0.087, but that still seems high.

iainmerrick · on July 10, 2017

I feel like the author has felt obliged to include the full results, which is noble, but it's mostly obscuring the interesting results.

What does it matter if the "cheating" versions are faster, since they're doing something completely different? (OK, in principle it could be the same with an unrealistically magical optimizer.)

Seems to me the key point is that a bunch of high-level constructs in both Rust and Haskell are very nearly as fast as a tight loop in C. That's great!

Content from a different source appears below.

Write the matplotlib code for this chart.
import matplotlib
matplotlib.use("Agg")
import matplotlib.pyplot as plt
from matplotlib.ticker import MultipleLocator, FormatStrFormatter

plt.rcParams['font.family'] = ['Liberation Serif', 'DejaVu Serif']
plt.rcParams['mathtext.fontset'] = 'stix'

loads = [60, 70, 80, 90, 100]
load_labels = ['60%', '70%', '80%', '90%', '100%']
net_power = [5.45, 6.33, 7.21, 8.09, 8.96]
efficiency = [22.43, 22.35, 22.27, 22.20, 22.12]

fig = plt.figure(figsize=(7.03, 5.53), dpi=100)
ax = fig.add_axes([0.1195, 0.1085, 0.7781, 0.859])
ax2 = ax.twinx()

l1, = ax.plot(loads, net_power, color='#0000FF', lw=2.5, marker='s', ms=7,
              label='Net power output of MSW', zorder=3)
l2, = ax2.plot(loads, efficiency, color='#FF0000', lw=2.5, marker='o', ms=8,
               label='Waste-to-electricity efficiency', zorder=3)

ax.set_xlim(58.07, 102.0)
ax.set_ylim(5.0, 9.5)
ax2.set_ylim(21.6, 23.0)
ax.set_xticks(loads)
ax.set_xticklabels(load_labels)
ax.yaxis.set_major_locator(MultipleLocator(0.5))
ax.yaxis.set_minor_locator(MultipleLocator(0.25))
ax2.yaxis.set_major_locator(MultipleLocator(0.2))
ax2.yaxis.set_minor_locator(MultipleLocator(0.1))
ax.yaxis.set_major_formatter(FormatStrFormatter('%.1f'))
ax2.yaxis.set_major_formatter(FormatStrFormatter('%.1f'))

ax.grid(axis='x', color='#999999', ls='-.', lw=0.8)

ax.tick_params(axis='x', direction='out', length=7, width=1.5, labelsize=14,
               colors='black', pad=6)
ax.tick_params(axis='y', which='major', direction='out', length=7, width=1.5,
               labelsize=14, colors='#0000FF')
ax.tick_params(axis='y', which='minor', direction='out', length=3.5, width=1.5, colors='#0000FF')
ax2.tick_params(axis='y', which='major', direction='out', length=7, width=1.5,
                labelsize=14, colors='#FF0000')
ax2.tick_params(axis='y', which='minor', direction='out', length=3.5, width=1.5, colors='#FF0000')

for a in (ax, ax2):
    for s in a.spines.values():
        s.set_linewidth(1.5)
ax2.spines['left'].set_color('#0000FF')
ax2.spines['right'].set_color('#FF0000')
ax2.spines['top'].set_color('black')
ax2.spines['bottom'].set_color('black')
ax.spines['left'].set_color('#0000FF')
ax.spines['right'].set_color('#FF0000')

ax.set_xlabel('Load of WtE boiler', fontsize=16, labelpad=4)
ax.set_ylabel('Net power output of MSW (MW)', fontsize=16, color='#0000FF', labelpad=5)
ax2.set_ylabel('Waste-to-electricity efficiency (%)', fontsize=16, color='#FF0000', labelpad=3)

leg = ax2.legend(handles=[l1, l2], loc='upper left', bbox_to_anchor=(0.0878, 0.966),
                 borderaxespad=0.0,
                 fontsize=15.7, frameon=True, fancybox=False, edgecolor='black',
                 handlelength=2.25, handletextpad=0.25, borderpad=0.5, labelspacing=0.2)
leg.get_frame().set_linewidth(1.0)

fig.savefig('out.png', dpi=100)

The versions that are much slower don't seem very surprising, as they involve boxing the ints. (Edit to add: OK, reading more closely, I guess 'Haskell iterator 5' is interesting to dig into.)

ozataman · on July 11, 2017

No idea why people reacting here so far got fixated on the "cheating" versions - it's clear to me they were included mainly to set a maximal speed baseline/benchmark and are not the main point of the article.

runeks · on July 11, 2017

I find the "cheating" versions peculiar because I don't see the purpose of it. What's the point, and in what way is it cheating? It's just a different algorithm, and doesn't add any useful information to the subject at hand.

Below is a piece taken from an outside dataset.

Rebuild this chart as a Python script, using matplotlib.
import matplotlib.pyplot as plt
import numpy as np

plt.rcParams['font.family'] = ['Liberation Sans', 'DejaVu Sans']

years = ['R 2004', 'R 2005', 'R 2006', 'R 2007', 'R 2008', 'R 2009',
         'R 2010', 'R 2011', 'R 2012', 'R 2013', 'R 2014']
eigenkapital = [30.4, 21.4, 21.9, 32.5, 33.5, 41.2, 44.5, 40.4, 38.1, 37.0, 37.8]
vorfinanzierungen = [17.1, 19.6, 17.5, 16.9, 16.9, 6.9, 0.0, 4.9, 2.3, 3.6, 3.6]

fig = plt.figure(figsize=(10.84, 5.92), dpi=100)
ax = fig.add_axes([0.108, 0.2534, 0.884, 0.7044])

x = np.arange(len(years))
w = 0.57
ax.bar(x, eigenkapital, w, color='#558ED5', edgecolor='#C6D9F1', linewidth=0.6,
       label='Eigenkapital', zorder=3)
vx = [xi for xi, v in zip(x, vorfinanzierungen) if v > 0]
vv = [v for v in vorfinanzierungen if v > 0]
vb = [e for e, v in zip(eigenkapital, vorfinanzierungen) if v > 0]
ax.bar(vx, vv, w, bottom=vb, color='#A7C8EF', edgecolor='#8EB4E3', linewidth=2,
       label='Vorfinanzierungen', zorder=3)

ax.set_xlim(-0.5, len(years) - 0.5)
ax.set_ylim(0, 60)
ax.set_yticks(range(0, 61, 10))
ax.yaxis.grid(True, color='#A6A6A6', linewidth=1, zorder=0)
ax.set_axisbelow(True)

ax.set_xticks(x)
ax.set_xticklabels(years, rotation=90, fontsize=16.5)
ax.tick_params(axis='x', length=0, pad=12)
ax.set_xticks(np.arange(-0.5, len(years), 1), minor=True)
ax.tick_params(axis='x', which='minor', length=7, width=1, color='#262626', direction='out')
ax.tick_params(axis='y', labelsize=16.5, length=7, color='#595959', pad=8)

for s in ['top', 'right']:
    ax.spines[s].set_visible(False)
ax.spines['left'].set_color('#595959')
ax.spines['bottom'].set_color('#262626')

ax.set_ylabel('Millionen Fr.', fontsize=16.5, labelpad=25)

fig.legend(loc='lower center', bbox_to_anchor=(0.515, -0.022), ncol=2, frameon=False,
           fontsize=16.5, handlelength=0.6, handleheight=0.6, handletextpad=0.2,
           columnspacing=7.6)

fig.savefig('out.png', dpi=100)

chriswarbo · on July 11, 2017

Numerical operations in a loop are often subject to aggressive optimisation by C compilers, which makes them tricky to use in benchmarks: are we measuring the intended loop, or has the work been optimised away? Often comparisons are made of "Blub vs C", where the C result is an order of magnitude smaller, and it's not clear if that's because C is fast or whether it's been optimised away.

Including an "optimised away" version lets us know when this has happened: the "non-cheating" benchmarks take much longer than the "cheating" ones, so we can assume they've not been optimised away.

I assume the author only went into detail about them because they're independently interesting, regardless of the main topic of the post.

runeks · on July 11, 2017

The solution to this is to deliver arguments at runtime, rather than baking them into the program as constants. Describe some computation by a data structure that is delivered at runtime, and see which implementation does best. That way there can be no cheating.

chriswarbo · on July 11, 2017

> The solution to this is to deliver arguments at runtime, rather than baking them into the program as constants.

Functions already take their arguments at runtime. Except when they don't, due to optimisation.

For a benchmark to be automated, reproducible, etc. those constants have to be baked in somewhere, even if it's in a Haskell program using FFI (as in the article), or a shell script, etc. Whilst optimisers don't (yet) cross the language/process boundary, it still makes sense to include such sanity checks, rather than assuming we know what the optimiser will/won't do.

After all, the whole point of a benchmark is to gather evidence to question/ground the assumptions of our mental model. The less we assume, the better. The more evidence we gather, the better.

iainmerrick · on July 11, 2017

Well, the article starts with them and the chart starts with them! But the whole article would be better off without them.